▸ **What is expected**
Report every line from the material that contains the word "seaborn".

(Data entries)
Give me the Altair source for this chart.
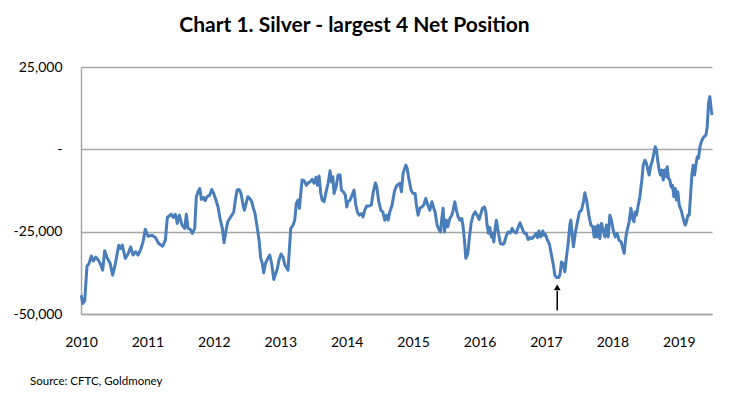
import altair as alt
import pandas as pd

# ---- data (decimal year, net position in contracts) ----
years = [
    2010.005, 2010.026, 2010.056, 2010.090, 2010.120, 2010.155, 2010.185, 2010.221, 2010.256, 2010.286,
    2010.327, 2010.357, 2010.396, 2010.437, 2010.477, 2010.517, 2010.568, 2010.598, 2010.622, 2010.667,
    2010.708, 2010.748, 2010.783, 2010.824, 2010.858, 2010.899, 2010.934, 2010.968, 2011.009, 2011.069,
    2011.119, 2011.170, 2011.230, 2011.270, 2011.300, 2011.360, 2011.390, 2011.420, 2011.450, 2011.480,
    2011.521, 2011.562, 2011.586, 2011.611, 2011.646, 2011.676, 2011.712, 2011.736, 2011.762, 2011.788,
    2011.812, 2011.848, 2011.867, 2011.898, 2011.938, 2011.968, 2011.998, 2012.029, 2012.063, 2012.098,
    2012.128, 2012.154, 2012.179, 2012.209, 2012.239, 2012.270, 2012.300, 2012.324, 2012.349, 2012.380,
    2012.410, 2012.440, 2012.459, 2012.480, 2012.511, 2012.541, 2012.571, 2012.590, 2012.620, 2012.651,
    2012.681, 2012.706, 2012.730, 2012.751, 2012.776, 2012.812, 2012.842, 2012.872, 2012.902, 2012.932,
    2012.956, 2012.982, 2013.012, 2013.042, 2013.072, 2013.117, 2013.158, 2013.193, 2013.218, 2013.242,
    2013.268, 2013.288, 2013.309, 2013.328, 2013.358, 2013.393, 2013.419, 2013.449, 2013.479, 2013.509,
    2013.539, 2013.559, 2013.584, 2013.610, 2013.630, 2013.660, 2013.690, 2013.720, 2013.750, 2013.770,
    2013.791, 2013.810, 2013.840, 2013.870, 2013.901, 2013.920, 2013.950, 2013.980, 2014.001, 2014.021,
    2014.051, 2014.081, 2014.111, 2014.137, 2014.161, 2014.191, 2014.221, 2014.246, 2014.271, 2014.301,
    2014.340, 2014.371, 2014.401, 2014.432, 2014.453, 2014.483, 2014.514, 2014.544, 2014.574, 2014.604,
    2014.624, 2014.649, 2014.684, 2014.714, 2014.724, 2014.759, 2014.800, 2014.824, 2014.849, 2014.890,
    2014.910, 2014.940, 2014.970, 2015.000, 2015.030, 2015.050, 2015.075, 2015.101, 2015.131, 2015.161,
    2015.191, 2015.221, 2015.252, 2015.282, 2015.312, 2015.331, 2015.361, 2015.392, 2015.411, 2015.432,
    2015.452, 2015.471, 2015.502, 2015.523, 2015.553, 2015.583, 2015.602, 2015.628, 2015.652, 2015.678,
    2015.703, 2015.733, 2015.753, 2015.773, 2015.794, 2015.824, 2015.843, 2015.873, 2015.904, 2015.934,
    2015.964, 2015.994, 2016.013, 2016.044, 2016.074, 2016.095, 2016.114, 2016.134, 2016.155, 2016.179,
    2016.194, 2016.215, 2016.235, 2016.254, 2016.285, 2016.315, 2016.355, 2016.370, 2016.405, 2016.431,
    2016.461, 2016.491, 2016.521, 2016.551, 2016.581, 2016.611, 2016.642, 2016.672, 2016.702, 2016.732,
    2016.762, 2016.792, 2016.822, 2016.852, 2016.872, 2016.893, 2016.923, 2016.953, 2016.973, 2016.992,
    2017.023, 2017.053, 2017.083, 2017.113, 2017.134, 2017.158, 2017.194, 2017.214, 2017.233, 2017.259,
    2017.285, 2017.309, 2017.334, 2017.360, 2017.375, 2017.395, 2017.414, 2017.444, 2017.474, 2017.505,
    2017.535, 2017.565, 2017.586, 2017.616, 2017.646, 2017.676, 2017.706, 2017.726, 2017.746, 2017.767,
    2017.786, 2017.812, 2017.836, 2017.861, 2017.887, 2017.911, 2017.937, 2017.962, 2017.986, 2018.012,
    2018.042, 2018.072, 2018.102, 2018.133, 2018.152, 2018.178, 2018.203, 2018.223, 2018.253, 2018.279,
    2018.303, 2018.324, 2018.343, 2018.363, 2018.384, 2018.414, 2018.444, 2018.464, 2018.489, 2018.514,
    2018.535, 2018.554, 2018.574, 2018.604, 2018.625, 2018.645, 2018.664, 2018.685, 2018.705, 2018.724,
    2018.745, 2018.765, 2018.784, 2018.805, 2018.825, 2018.845, 2018.865, 2018.885, 2018.905, 2018.926,
    2018.946, 2018.965, 2018.986, 2019.006, 2019.036, 2019.066, 2019.096, 2019.116, 2019.136, 2019.157,
    2019.176, 2019.197, 2019.217, 2019.237, 2019.257, 2019.277, 2019.297, 2019.318, 2019.348, 2019.378,
    2019.408, 2019.428, 2019.447, 2019.468, 2019.488, 2019.500,
]
net_position = [
    -44300, -46800, -46000, -35500, -34700, -32400, -33900, -32700, -33500, -34500,
    -36700, -30800, -33100, -34500, -38200, -34700, -29100, -30100, -29100, -33100,
    -31800, -29600, -32100, -31100, -32100, -30400, -28100, -24300, -26400, -26100,
    -26800, -28600, -29400, -27600, -20700, -19700, -20700, -19700, -22500, -20000,
    -23000, -24000, -19700, -24000, -24300, -25500, -24000, -14400, -12900, -11900,
    -15200, -14600, -15600, -14400, -13900, -12200, -13400, -15200, -17500, -21500,
    -24000, -28400, -25100, -22000, -21000, -20000, -19000, -15400, -12400, -12200,
    -13400, -16900, -18500, -16900, -14400, -14900, -15900, -17500, -19500, -23500,
    -27600, -33100, -34700, -37500, -34700, -33100, -32100, -34900, -39500, -37700,
    -36200, -33500, -31800, -32800, -35200, -36700, -24000, -23000, -21500, -16400,
    -15400, -17900, -13400, -9300, -9500, -10900, -10200, -9900, -9100, -10300,
    -8500, -10900, -8100, -13400, -15400, -15900, -12900, -10300, -6500, -9900,
    -8300, -13400, -11400, -7800, -7800, -12400, -12900, -13900, -17500, -15900,
    -15400, -13900, -12400, -16900, -19000, -20000, -19500, -20500, -18500, -17200,
    -17200, -16900, -12900, -10200, -11400, -15900, -18500, -19000, -21500, -20000,
    -21500, -19000, -16900, -13400, -12400, -10900, -10300, -12900, -7300, -4800,
    -5800, -9300, -12400, -13400, -13400, -16900, -20000, -17900, -17500, -16900,
    -14900, -16900, -18500, -15900, -17900, -19000, -23000, -24500, -25100, -21000,
    -17900, -25100, -21500, -23500, -21000, -20000, -18500, -15900, -18500, -20500,
    -21500, -21000, -23500, -27600, -33100, -31600, -27600, -22500, -20000, -19000,
    -20000, -21300, -20000, -17900, -17500, -19000, -23000, -25500, -23700, -26600,
    -25500, -28100, -24000, -21500, -25500, -28600, -28800, -28600, -26100, -25100,
    -25400, -24000, -25100, -25400, -23700, -22300, -24000, -25500, -25500, -27400,
    -26800, -27100, -26400, -25500, -26800, -24800, -26600, -24800, -26100, -25800,
    -27600, -28800, -32100, -35200, -38200, -38900, -38900, -37700, -34200, -34700,
    -37200, -32700, -28600, -23000, -21500, -26100, -29600, -25100, -22000, -19000,
    -18500, -15900, -13200, -15900, -20000, -23000, -23500, -26600, -23500, -26600,
    -23000, -27100, -22500, -24500, -26600, -23000, -26600, -20000, -21500, -24500,
    -26600, -25500, -27600, -28100, -29600, -31600, -26600, -24500, -22000, -17900,
    -21000, -22000, -19000, -20000, -17500, -14400, -9300, -4800, -3300, -4300,
    -6300, -7800, -5300, -3300, -1200, 800, -200, -3800, -6300, -7800,
    -6300, -9300, -6300, -8300, -5300, -8800, -9300, -11400, -10900, -14400,
    -11900, -15400, -12900, -16900, -18500, -21000, -23000, -22000, -20000, -20000,
    -14400, -7800, -4800, -7800, -4800, -2300, -2700, 800, 2800, 3800,
    4300, 6900, 14000, 16000, 12000, 10400,
]

year_ticks = [2010, 2011, 2012, 2013, 2014, 2015, 2016, 2017, 2018, 2019]
value_ticks = [-50000, -25000, 0, 25000]

# arrow annotation (early 2017 low)
arrow_year = [2017.17]
arrow_from = [-48900]
arrow_to = [-43000]
arrow_tip = [-41900]

title_text = "Chart 1. Silver - largest 4 Net Position"
source_text = ["Source: CFTC, Goldmoney"]

FONT = "Lato"
GRID = "#A6A6A6"

df = pd.DataFrame({"year": years, "net": net_position})
arrow_df = pd.DataFrame({"year": arrow_year, "y0": arrow_from, "y1": arrow_to, "tip": arrow_tip})
src_df = pd.DataFrame({"t": source_text})

x_scale = alt.Scale(domain=[2010, 2019.5], nice=False, zero=False)
y_scale = alt.Scale(domain=[-50000, 25000], nice=False)

x_axis = alt.Axis(
    values=year_ticks, format="d", grid=False, ticks=False, title=None,
    labelFont=FONT, labelFontSize=14, labelColor="#000000", labelPadding=21,
    domainColor=GRID, domainWidth=1.5, labelFlush=False,
)
y_axis = alt.Axis(
    values=value_ticks, title=None, ticks=False,
    labelExpr="datum.value == 0 ? '-\u00a0\u00a0\u00a0' : (datum.value < 0 ? '-' + format(-datum.value, ',') : format(datum.value, ','))",
    labelFont=FONT, labelFontSize=14, labelColor="#000000", labelPadding=19,
    grid=True, gridColor=GRID, gridWidth=1.5,
    domainColor=GRID, domainWidth=1.5,
)

line = alt.Chart(df).mark_line(color="#4A7EBB", strokeWidth=3, strokeJoin="round").encode(
    x=alt.X("year:Q", scale=x_scale, axis=x_axis),
    y=alt.Y("net:Q", scale=y_scale, axis=y_axis),
)

arrow_shaft = alt.Chart(arrow_df).mark_rule(color="#000000", strokeWidth=1.5).encode(
    x=alt.X("year:Q", scale=x_scale),
    y=alt.Y("y0:Q", scale=y_scale),
    y2="y1:Q",
)
arrow_head = alt.Chart(arrow_df).mark_point(
    shape="triangle-up", filled=True, color="#000000", size=45, opacity=1
).encode(
    x=alt.X("year:Q", scale=x_scale),
    y=alt.Y("tip:Q", scale=y_scale),
)

source = alt.Chart(src_df).mark_text(
    align="left", baseline="middle", font=FONT, fontSize=11.5, color="#000000"
).encode(text="t:N", x=alt.value(-51), y=alt.value(315))

chart = alt.layer(line, arrow_shaft, arrow_head, source).properties(
    width=631,
    height=247,
    autosize=alt.AutoSizeParams(type="none"),
    padding={"left": 73, "top": 59, "right": 12, "bottom": 82},
    title=alt.TitleParams(
        text=title_text, anchor="middle", dx=-42, offset=24,
        font=FONT, fontSize=21, fontWeight="bold", color="#000000",
    ),
).configure(background="white").configure_view(stroke=None)

chart.save("out.html", embed_options={"renderer": "svg", "actions": False})
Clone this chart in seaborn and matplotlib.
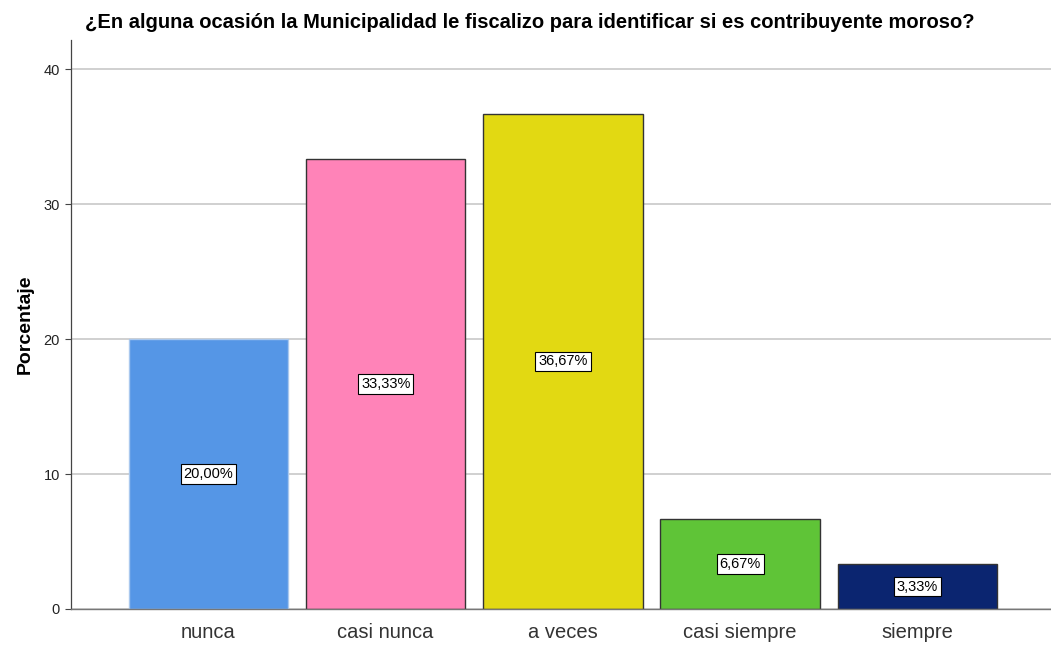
import matplotlib
matplotlib.use("Agg")
import matplotlib.pyplot as plt
import seaborn as sns
import pandas as pd

categories = ["nunca", "casi nunca", "a veces", "casi siempre", "siempre"]
values = [20.00, 33.33, 36.67, 6.67, 3.33]
labels = ["20,00%", "33,33%", "36,67%", "6,67%", "3,33%"]
colors = ["#5596E6", "#FF83B8", "#E2D912", "#5FC437", "#0B2570"]
edges = ["#A9C8EE", "#333333", "#333333", "#333333", "#333333"]
yticks = [0, 10, 20, 30, 40]
title = "¿En alguna ocasión la Municipalidad le fiscalizo para identificar si es contribuyente moroso?"

sns.set_theme(style="white")
plt.rcParams['font.family'] = ['Liberation Sans Narrow', 'Liberation Sans', 'DejaVu Sans']

df = pd.DataFrame({"cat": categories, "val": values})
fig = plt.figure(figsize=(10.51, 6.46), dpi=100)
ax = fig.add_axes([71/1051, 37/646, 1 - 71/1051, (609-40)/646])
ax.set_axisbelow(True)
ax.yaxis.grid(True, color="#C8C8C8", linewidth=1.2)

sns.barplot(data=df, x="cat", y="val", hue="cat", palette=colors, legend=False,
            width=0.9, ax=ax, saturation=1)
for p, ec in zip(ax.patches, edges):
    p.set_edgecolor(ec)
    p.set_linewidth(1.0)

for i, (v, lab) in enumerate(zip(values, labels)):
    ax.text(i, v / 2, lab, ha="center", va="center", fontsize=10.5, color="black",
            bbox=dict(boxstyle="square,pad=0.2", facecolor="white", edgecolor="black", linewidth=0.8))

ax.set_xlim(-0.775, 4.753)
ax.set_ylim(0, 42.15)
ax.set_yticks(yticks)
ax.set_yticklabels([str(t) for t in yticks], fontsize=10.5, color="#222222")
ax.tick_params(axis="y", length=4, color="#444444", width=0.8, pad=4, left=True)
ax.tick_params(axis="x", length=0, labelsize=14.5, labelcolor="#333333", pad=10)
ax.set_xlabel("")
ax.set_ylabel("Porcentaje", fontsize=14, fontweight="bold", labelpad=7, color="black")

for s in ["top", "right"]:
    ax.spines[s].set_visible(False)
ax.spines["left"].set_color("#444444")
ax.spines["bottom"].set_color("#777777")
ax.spines["left"].set_linewidth(0.9)
ax.spines["bottom"].set_linewidth(1.0)

fig.text(530/1051, 1 - 22/646, title, ha="center", va="center", fontsize=14.5, fontweight="bold", color="black")

fig.savefig("out.png", dpi=100)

▸ **Full response**
Clone this chart in seaborn and matplotlib.
import seaborn as sns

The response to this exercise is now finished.